The push for democracy has only been possible because the Constitution is being ignored, violated, and circumvented. The Constitution defines and limits the powers of the federal government. Those powers, all of which are enumerated, do not include agricultural subsidy programs, housing programs, education assistance programs, food stamps, etc. Under the Constitution, Congress is not authorized to pass any law it chooses; it is only authorized to pass laws that are constitutional. Anybody who doubts the intent of the Founders to restrict federal powers, and thereby protect the rights of the individual, should review the language in the Bill of Rights, including the opening phrase of the First Amendment (“Congress shall make no law…”).

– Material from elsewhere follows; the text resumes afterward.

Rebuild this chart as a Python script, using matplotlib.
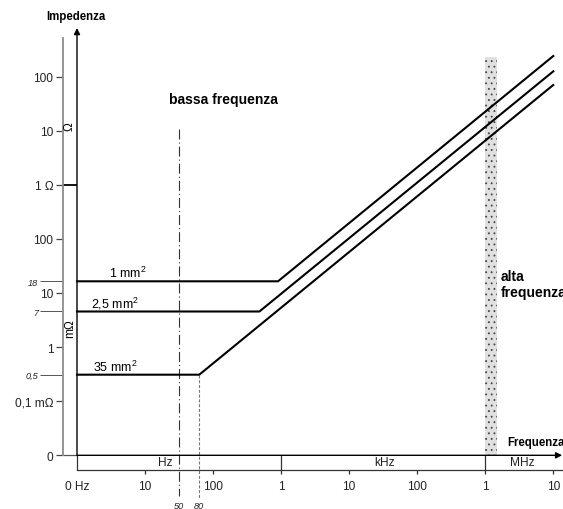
import numpy as np
import matplotlib
matplotlib.use("Agg")
import matplotlib.pyplot as plt

plt.rcParams["font.family"] = ["Liberation Sans", "DejaVu Sans"]
plt.rcParams["mathtext.fontset"] = "custom"
plt.rcParams["mathtext.rm"] = "Liberation Sans"
plt.rcParams["mathtext.it"] = "Liberation Sans:italic"
plt.rcParams["hatch.linewidth"] = 0.6

# cable cross sections: flat resistive part, then inductive rise
sections = ["1 mm$^{\\mathrm{2}}$", "2,5 mm$^{\\mathrm{2}}$", "35 mm$^{\\mathrm{2}}$"]
r_low = [18e-3, 7e-3, 0.5e-3]      # ohm
f_knee = [900, 480, 80]            # Hz
z_end = [240, 125, 70]             # ohm at f_end
f_start = 1
f_end = 1e7

x_ticks = [1, 10, 100, 1e3, 1e4, 1e5, 1e6, 1e7]
x_labels = ["0 Hz", "10", "100", "1", "10", "100", "1", "10"]
x_marks = [50, 80]
x_mark_labels = ["50", "80"]

y_ticks = [1e-5, 1e-4, 1e-3, 1e-2, 1e-1, 1, 10, 100]
y_labels = ["0", "0,1 m\u03a9", "1", "10", "100", "1 \u03a9", "10", "100"]
y_marks = [18e-3, 7e-3, 0.5e-3]
y_mark_labels = ["18", "7", "0,5"]

unit_bounds = [1, 1e3, 1e6]
hf_band = [1e6, 1.5e6]
hf_band_top = 230

# the drawing is schematic: decades are even, the marked values are not
x_anchor_log = [-3, 0, 1, np.log10(50), np.log10(80), 2, 3, 4, 5, 6, 7, 10]
x_anchor_pos = [-3, 0, 1, 1.499, 1.797, 2, 3, 4, 5, 6, 7, 10]
y_anchor_log = [-3, 0, 1, np.log10(50), 2, np.log10(700), 3, np.log10(1800),
                4, 5, 6, 7, 12]
y_anchor_pos = [-3, 0, 1, 1.49, 2, 2.658, 3, 3.216, 4, 5, 6, 7, 12]


def schematic(log_a, pos_a, ref):
    def fwd(v):
        v = np.clip(np.asarray(v, dtype=float) / ref, 1e-30, None)
        return np.interp(np.log10(v), log_a, pos_a)

    def inv(p):
        return ref * 10 ** np.interp(np.asarray(p, dtype=float), pos_a, log_a)

    return fwd, inv


W, H = 563, 510


def px(x):
    return x / W


def py(y):
    return 1 - y / H


fig = plt.figure(figsize=(W / 100, H / 100), dpi=100)
ax = fig.add_axes([px(63), py(471), px(563) - px(63), py(0) - py(471)])

xf, xi = schematic(x_anchor_log, x_anchor_pos, 1.0)
yf, yi = schematic(y_anchor_log, y_anchor_pos, 1e-5)
ax.set_xscale("function", functions=(xf, xi))
ax.set_yscale("function", functions=(yf, yi))
ax.set_xlim(xi(-0.2058), xi(7.143))
ax.set_ylim(yi(-0.2717), yi(8.434))

# spines
ax.spines["top"].set_visible(False)
ax.spines["right"].set_visible(False)
ax.spines["left"].set_color("#8c8c8c")
ax.spines["left"].set_linewidth(1.3)
ax.spines["left"].set_bounds(1e-5, 520)
ax.spines["bottom"].set_color("#333333")
ax.spines["bottom"].set_linewidth(0.9)
ax.spines["bottom"].set_bounds(1, ax.get_xlim()[1])

# y ticks
ax.set_yticks(y_ticks, y_labels)
ax.set_yticks(y_marks, y_mark_labels, minor=True)
ax.tick_params(axis="y", which="major", length=5, width=0.9, color="#444444",
               pad=2, labelsize=8.6, labelcolor="#222222")
ax.tick_params(axis="y", which="minor", length=16.5, width=0.7,
               color="#555555", pad=1.5, labelsize=6.6, labelcolor="#222222")
for lbl in ax.get_yticklabels(minor=True):
    lbl.set_style("italic")

# x ticks
ax.set_xticks(x_ticks, x_labels)
ax.set_xticks(x_marks, x_mark_labels, minor=True)
ax.tick_params(axis="x", which="major", length=3, width=0.9, color="#333333",
               pad=4, labelsize=8.6, labelcolor="#222222")
ax.tick_params(axis="x", which="minor", length=0, pad=22.5, labelsize=6.6,
               labelcolor="#222222")
for lbl in ax.get_xticklabels(minor=True):
    lbl.set_style("italic")
ax.xaxis.get_major_ticks()[0].tick1line.set_visible(False)

x_left = ax.get_xlim()[0]
y_bot = ax.get_ylim()[0]

# 0 and 1 ohm ticks reach the black axis
ax.hlines(1e-5, x_left, 1, color="#555555", lw=0.9, clip_on=False)
ax.hlines(1, x_left, 1, color="black", lw=1.3, clip_on=False)

# unit box under the frequency axis
ax.vlines(unit_bounds, y_bot, 1e-5, color="#333333", lw=0.9)
for name, xc in zip(["Hz", "kHz", "MHz"], [165, 385, 522]):
    fig.text(px(xc), py(463), name, ha="center", va="center", fontsize=8.6,
             color="#222222")

# high frequency band
ax.fill_between(hf_band, 1e-5, hf_band_top, facecolor="#e0e0e0",
                edgecolor="#444444", hatch="...", lw=0, zorder=1)

# axes arrows
ax.annotate("", xy=(1.35e7, 1e-5), xytext=(1, 1e-5),
            arrowprops=dict(arrowstyle="-|>", color="black", lw=1,
                            mutation_scale=9, shrinkA=0, shrinkB=0),
            annotation_clip=False)
ax.annotate("", xy=(1, 790), xytext=(1, 1e-5),
            arrowprops=dict(arrowstyle="-|>", color="black", lw=1,
                            mutation_scale=9, shrinkA=0, shrinkB=0),
            annotation_clip=False)

# 50 Hz and 80 Hz marks
ax.plot([50, 50], [10.8, 1.77e-6], color="#333333", lw=0.8,
        dashes=(9, 2.7, 1, 2.7), clip_on=False)
ax.plot([80, 80], [r_low[2], 1.55e-6], color="#777777", lw=0.8,
        dashes=(2.7, 1.6), clip_on=False)

# impedance curves
label_f = [5.6, 3.6, 3.7]
for name, r, fk, ze, lf in zip(sections, r_low, f_knee, z_end, label_f):
    ax.plot([f_start, fk, f_end], [r, r, ze], color="black", lw=1.5,
            zorder=3, clip_on=False)
    ax.annotate(name, xy=(lf, r), xytext=(0, 3), textcoords="offset points",
                ha="center", va="baseline", fontsize=9)

# unit labels along the vertical axis
fig.text(px(69.5), py(127), "\u03a9", rotation=90, ha="center", va="center",
         fontsize=8.6)
fig.text(px(70), py(329), "m\u03a9", rotation=90, ha="center", va="center",
         fontsize=8.6)

fig.text(px(76), py(17), "Impedenza", ha="center", va="center",
         fontsize=8.3, fontweight="bold")
fig.text(px(507), py(443), "Frequenza", ha="left", va="center",
         fontsize=8.3, fontweight="bold")
fig.text(px(223), py(100), "bassa frequenza", ha="center", va="center",
         fontsize=10, fontweight="bold")
fig.text(px(501), py(285), "alta\nfrequenza", ha="left", va="center",
         fontsize=10, fontweight="bold", linespacing=1.1)

fig.savefig("out.png", dpi=100)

As Welch explained in his 1961 speech:
…man has certain unalienable rights which do not derive from government at all…And those…rights cannot be abrogated by the vote of a majority any more than they can by the decree of a conqueror. The idea that the vote of a people, no matter how nearly unanimous, makes or creates or determines what is right or just becomes as absurd and unacceptable as the idea that right and justice are simply whatever a king says they are. Just as the early Greeks learned to try to have their rulers and themselves abide by the laws they had themselves established, so man has now been painfully learning that there are more permanent and lasting laws which cannot be changed by either sovereign kings or sovereign people, but which must be observed by both. And that government is merely a convenience, superimposed on Divine Commandments and on the natural laws that flow only from the Creator of man and man’s universe.
Such is the noble purpose of the constitutional republic we inherited from our Founding Fathers.
Amen. Can anyone be surprised that, as we have wandered ever deeper into the muck and mire of an artificially generated and wholly misguided infatuation with democracy, our national plight has steadily worsened in equal proportion? As I always say: The fault, dear Horatio, lies not in the principles of our Founders, but in ourselves. The farther we stray from the ideals and prescriptions of those great men, the more wretched the misery we create for ourselves becomes.
A Republic places the rights of each individual above the whims of the mob.
Democracy is the belief that might makes right, and enables the tyranny of the majority.
This is why for actual republicans, there are things government simply may not do, while for democrats, anything can be justified if they simply round up a few more votes, and it matters not, at that point, if they get them at the cemetery, or conjure them out of thin air.
And rule by the mob was why every one of the Founders castigated democracy as a form of government in terms normally reserved for child molesters, and people who talk at the theater.
All of which sails right over Emperor Stumblefuck Poopypants’ head, because he’s crawling around on the ground trying to find out who’s in charge.
To be fair, poopypants isn’t for a republic, or even democracy. He is a marxist enabler, as are almost all republicans.